After spending three more years with NEXTLINK, Green left in 1998 to found a new company, OneEighty Communications. OneEighty Communications was founded in an effort to bring telecom services to underserved markets with populations of less than 500,000. Avista Corporation saw the value in it and purchased a majority share 6 months after Green founded the company. It was later renamed Avista Communications. Green remained with Avista Communications as its president and CEO until Avista Corp decided to sell the telecom section of its company in 2001.

He continued his work in the telecom industry by purchasing CLEC assets in the Northwest from Avista Communications. Those were later sold to Eschelon Telecom now a part of Integra Telecom.

==Later ventures==
In 2010, Green partnered with Shawn Swanby, founder and President of Ednetics (a provider of technology solutions to the education community), to create a company, Fatbeam, that would deliver high capacity fiber optic transport services to underserved markets in the education, healthcare, and government markets.

In 10 years, as the President of Fatbeam, Green has grown the company's fiber networks throughout the Pacific Northwest and into Arizona and New Mexico servicing over 40 markets.

In 2015 and 2016, Green was acknowledged in Inland Business Catalyst Power 50 as one of the top fifty most influential individuals within the community.

In September 2015, Fatbeam earned the #190 spot on the 2015 Inc. 5000 list.

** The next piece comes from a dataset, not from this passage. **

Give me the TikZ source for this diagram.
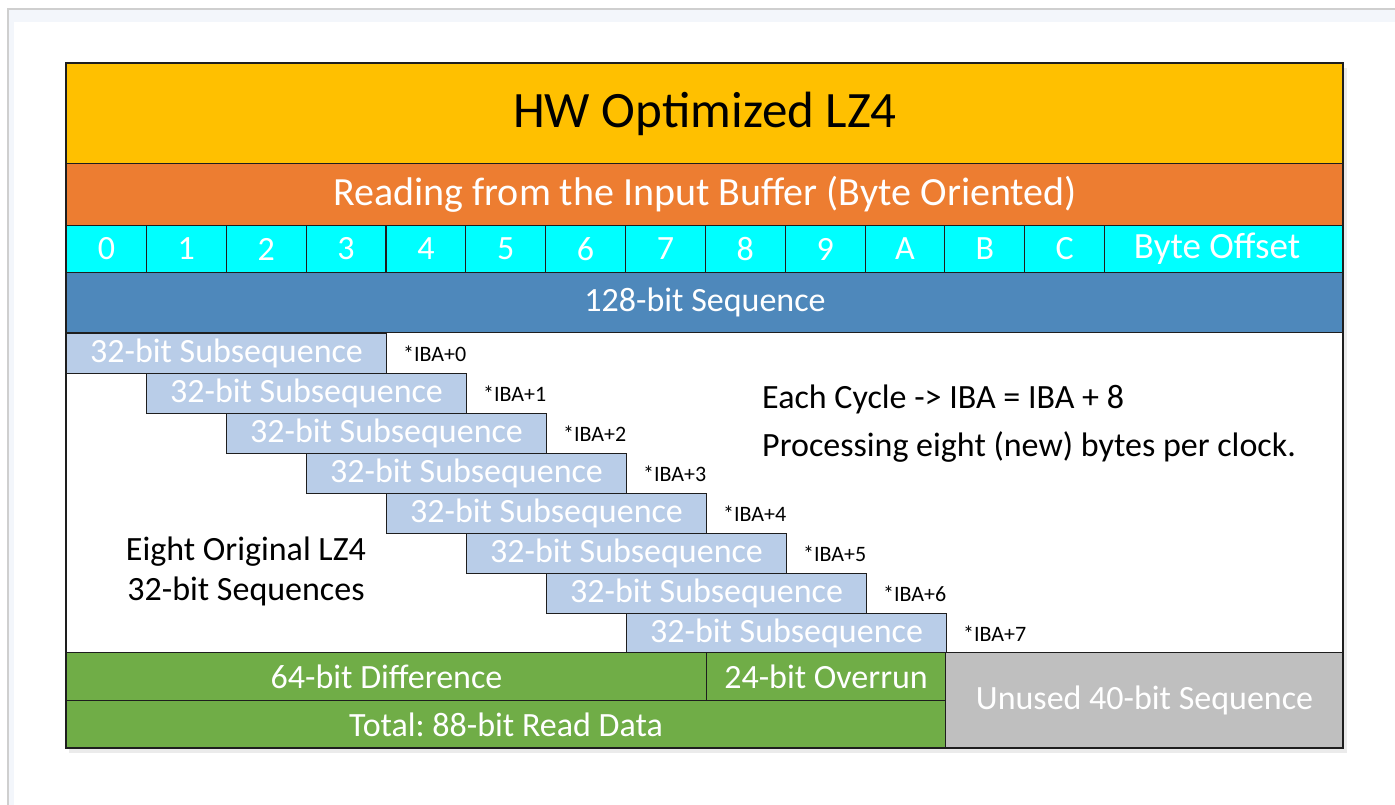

In 2017, Green was selected to serve on the INCOMPAS Board of Directors. INCOMPAS is a national association that advocates for a free and competitive communications marketplace.

In May 2019, Green was asked to speak at Eastern Washington University's SOAR Career Conference. His opening address was entitled, "Entrepreneurship and Effective Leadership in 2019".

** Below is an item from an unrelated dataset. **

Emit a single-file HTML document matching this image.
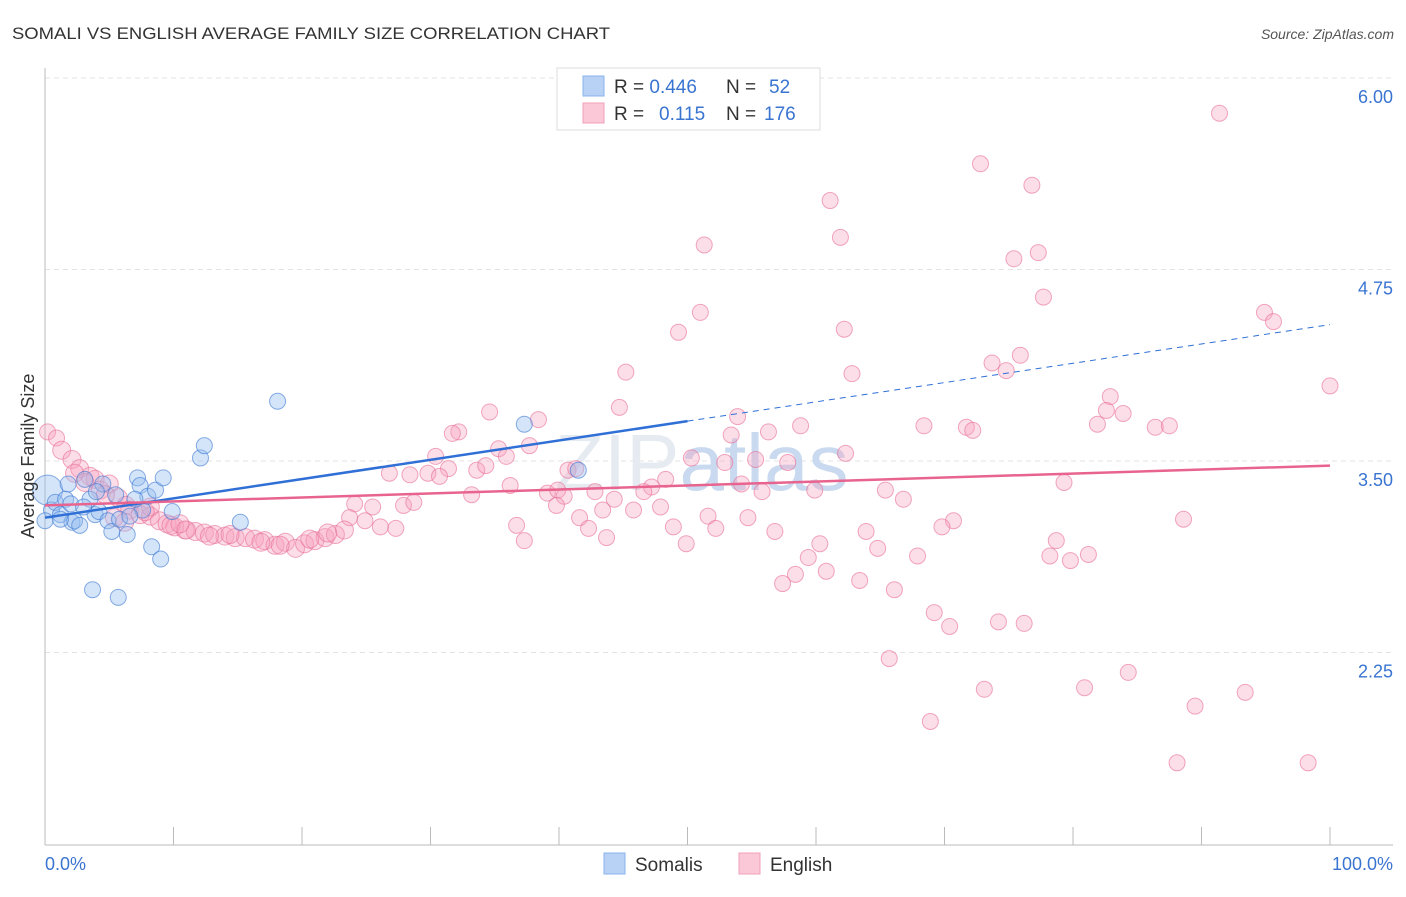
<!DOCTYPE html>
<html><head><meta charset="utf-8"><style>
body{margin:0;background:#fff;font-family:"Liberation Sans",sans-serif;}
svg text{font-family:"Liberation Sans",sans-serif;}
</style></head><body>
<svg id="chart" width="1406" height="892" xmlns="http://www.w3.org/2000/svg">
<text x="12" y="39" font-size="17" fill="#333" textLength="598" lengthAdjust="spacingAndGlyphs">SOMALI VS ENGLISH AVERAGE FAMILY SIZE CORRELATION CHART</text>
<text x="1394" y="39" font-size="14" fill="#555" font-style="italic" text-anchor="end">Source: ZipAtlas.com</text>
<g id="grid"></g>
<text x="555" y="490" font-size="80" fill="#e6ebf2" font-family="Liberation Serif">ZIP<tspan fill="#c9d9ef" font-family="Liberation Sans">atlas</tspan></text>
<g id="pts"></g>
<g id="lines"></g>
<text transform="translate(34,456) rotate(-90)" font-size="18" fill="#333" text-anchor="middle">Average Family Size</text>
<text x="45" y="870" font-size="18" fill="#3a74d1">0.0%</text>
<text x="1393" y="870" font-size="18" fill="#3a74d1" text-anchor="end">100.0%</text>
<g>
<rect x="557" y="68" width="263" height="62" fill="#fff" stroke="#ddd"/>
<rect x="583" y="76" width="21" height="20" fill="#b8d2f5" stroke="#8ab3ec"/>
<rect x="583" y="103" width="21" height="20" fill="#fac8d7" stroke="#f0a0b8"/>
<text x="614" y="93" font-size="19" fill="#333">R = <tspan fill="#3a74d1">0.446</tspan><tspan x="726">N = </tspan><tspan x="769" fill="#3a74d1">52</tspan></text>
<text x="614" y="120" font-size="19" fill="#333">R = <tspan x="659" fill="#3a74d1">0.115</tspan><tspan x="726">N = </tspan><tspan x="764" fill="#3a74d1">176</tspan></text>
</g>
<g>
<rect x="604" y="853" width="21" height="21" fill="#b8d2f5" stroke="#8ab3ec"/>
<text x="635" y="871" font-size="19" fill="#333">Somalis</text>
<rect x="739" y="853" width="21" height="21" fill="#fac8d7" stroke="#f0a0b8"/>
<text x="770" y="871" font-size="19" fill="#333">English</text>
</g>
</svg>
<script>
const yTicks=[6.00,4.75,3.50,2.25];
const xTicks=[0,10,20,30,40,50,60,70,80,90,100];
const somX=[0.2,0.5,0.8,1.2,1.6,1.8,2.1,2.3,2.7,3.1,3.5,3.9,4.2,4.5,4.9,5.2,5.5,5.8,6.4,7.2,7.4,7.6,8.0,8.3,8.6,9.0,9.2,9.9,12.1,12.4,15.2,18.1,3.7,5.7,37.3,41.5,1.2,0.0,2.0,6.6,3.0,4.0,7.0];
const somY=[3.31,3.18,3.23,3.15,3.25,3.35,3.10,3.11,3.08,3.38,3.25,3.15,3.17,3.35,3.11,3.04,3.28,3.12,3.02,3.39,3.34,3.18,3.27,2.94,3.31,2.86,3.39,3.17,3.52,3.60,3.10,3.89,2.66,2.61,3.74,3.44,3.12,3.11,3.22,3.14,3.20,3.30,3.25];
const engX=[91.4,72.8,76.8,61.1,61.9,51.3,75.4,77.3,77.7,51.0,49.3,62.2,94.9,95.6,73.7,75.9,74.8,62.8,45.2,100,82.9,82.6,83.9,81.9,86.4,87.5,71.7,72.2,68.4,53.9,44.7,53.4,56.3,58.8,34.6,38.4,32.2,31.7,35.3,37.7,30.4,35.9,50.3,52.9,55.3,57.8,62.3,26.8,28.4,29.8,31.4,33.6,34.3,40.7,41.3,30.7,48.3,47.2,46.6,36.2,39.1,39.9,40.4,42.8,44.3,45.8,54.2,55.8,59.9,65.4,66.8,79.3,33.2,24.1,25.5,27.9,28.7,23.7,24.9,39.8,43.4,47.9,51.6,54.7,70.7,69.8,88.6,36.7,41.6,42.3,48.9,52.2,56.8,63.9,26.1,27.3,37.3,43.7,49.9,60.3,64.8,78.7,67.9,59.4,78.2,79.8,81.2,58.4,57.4,60.8,63.4,66.1,69.2,70.4,74.2,76.2,65.7,84.3,73.1,80.9,93.4,89.5,68.9,88.1,98.3,
0.2,0.9,1.3,2.1,2.7,3.5,3.9,4.3,5.0,5.7,6.3,6.6,7.4,8.2,8.9,9.5,10.1,10.9,11.7,12.4,13.2,14.0,14.8,15.6,16.3,17.1,17.9,18.7,19.5,20.2,21.0,21.8,22.6,23.3,2.3,3.1,4.7,8.2,5.4,6.2,9.8,11.0,12.8,14.4,16.8,18.3,20.6,22.0,7.8,10.5];
const engY=[5.77,5.44,5.30,5.20,4.96,4.91,4.82,4.86,4.57,4.47,4.34,4.36,4.47,4.41,4.14,4.19,4.09,4.07,4.08,3.99,3.92,3.83,3.81,3.74,3.72,3.73,3.72,3.70,3.73,3.79,3.85,3.67,3.69,3.73,3.82,3.77,3.69,3.68,3.58,3.60,3.53,3.53,3.52,3.49,3.51,3.49,3.55,3.42,3.41,3.42,3.45,3.44,3.47,3.44,3.45,3.40,3.38,3.33,3.30,3.34,3.29,3.31,3.27,3.30,3.25,3.18,3.35,3.30,3.31,3.31,3.25,3.36,3.28,3.22,3.20,3.21,3.23,3.13,3.11,3.21,3.18,3.20,3.14,3.13,3.11,3.07,3.12,3.08,3.13,3.06,3.07,3.06,3.04,3.04,3.07,3.06,2.98,3.00,2.96,2.96,2.93,2.98,2.88,2.87,2.88,2.85,2.89,2.76,2.70,2.78,2.72,2.66,2.51,2.42,2.45,2.44,2.21,2.12,2.01,2.02,1.99,1.90,1.80,1.53,1.53,
3.69,3.65,3.57,3.51,3.45,3.40,3.38,3.31,3.35,3.26,3.21,3.18,3.15,3.14,3.11,3.09,3.07,3.05,3.04,3.03,3.02,3.01,3.00,3.00,2.99,2.98,2.95,2.97,2.93,2.96,2.98,3.00,3.02,3.05,3.42,3.36,3.28,3.20,3.13,3.10,3.08,3.05,3.01,3.02,2.97,2.95,2.99,3.03,3.17,3.09];
const somTrend=[3.13,4.39]; const somSolidEnd=50;
const engTrend=[3.21,3.47];
const NS='http://www.w3.org/2000/svg';
const X=v=>45+v*12.85;
const Y=v=>78+(6-v)*153.2;
function mk(t,a,p){const e=document.createElementNS(NS,t);for(const k in a)e.setAttribute(k,a[k]);p.appendChild(e);return e;}
const grid=document.getElementById('grid');
yTicks.forEach(t=>{
 const l=mk('line',{x1:45,x2:1393,y1:Y(t),y2:Y(t),stroke:'#e3e3e3','stroke-dasharray':'5,4'},grid);
 
 
 const tx=mk('text',{x:1393,y:Y(t)+25,'font-size':18,fill:'#3a74d1','text-anchor':'end'},grid);
 tx.textContent=t.toFixed(2);
 
 
});
mk('line',{x1:45,x2:45,y1:68,y2:845,stroke:'#bbb'},grid);
mk('line',{x1:45,x2:1393,y1:845,y2:845,stroke:'#bbb'},grid);
xTicks.forEach(t=>{
 const l=mk('line',{x1:X(t),x2:X(t),y1:827,y2:845,stroke:'#bbb'},grid);
 
 
});
const pts=document.getElementById('pts');
engX.forEach((x,i)=>{
 const c=mk('circle',{cx:X(x),cy:Y(engY[i]),r:i<127?8:9,fill:'rgba(246,160,188,0.35)',stroke:'rgba(232,110,150,0.6)','stroke-width':1},pts);
 
 
});
somX.forEach((x,i)=>{
 const c=mk('circle',{cx:X(x),cy:Y(somY[i]),r:i===0?15:8,fill:'rgba(150,190,240,0.4)',stroke:'rgba(60,120,210,0.6)','stroke-width':1},pts);
 
 
});
const lines=document.getElementById('lines');
const sy=v=>somTrend[0]+(somTrend[1]-somTrend[0])*v/100;
let l1=mk('line',{x1:X(0),y1:Y(sy(0)),x2:X(somSolidEnd),y2:Y(sy(somSolidEnd)),stroke:'#2f6fd6','stroke-width':2.5},lines);


let l2=mk('line',{x1:X(somSolidEnd),y1:Y(sy(somSolidEnd)),x2:X(100),y2:Y(sy(100)),stroke:'#2f6fd6','stroke-width':1,'stroke-dasharray':'6,5'},lines);


let l3=mk('line',{x1:X(0),y1:Y(engTrend[0]),x2:X(100),y2:Y(engTrend[1]),stroke:'#e8648f','stroke-width':2.5},lines);


</script>
</body></html>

In January 2020, Green's telecommunications company, Fatbeam, received a $36 million investment from New York-based private investment company, SDC Capital Partners LLC.

In March 2020, Green pledged Fatbeam's support of the FCC's "Keep Americans Connected" pledge as a response to the COVID-19 Coronavirus Crisis.

By the end of March 2020, Green's telecommunications company, Fatbeam, formally joined a partner network in collaboration with Blackfoot.

==Advocacy==
In March 2019, Green advocated for Net Neutrality during a hearing of the House Committee on Energy and Commerce. During the hearing Green stated that, “In a lot of marketplaces, 70 percent of consumers only have one choice for their ISP,” he said. “We don’t believe that’s open access. People need competition, they need a landscape they can count on and investment in their own community.”

== Philanthropy ==
In the early 1990s, Green founded the Greg Green Foundation. The aim of this organization has been to aid communities and students in times of financial need. Over $600,000 has been donated since the foundation has started.

In 2017, Green donated $1,000 through his foundation to support the creation of the Bunker Hill Mine Museum.

In 2019, Green donated a $1,000 scholarship to NIC students in honor of local softball player, Toni Edinger.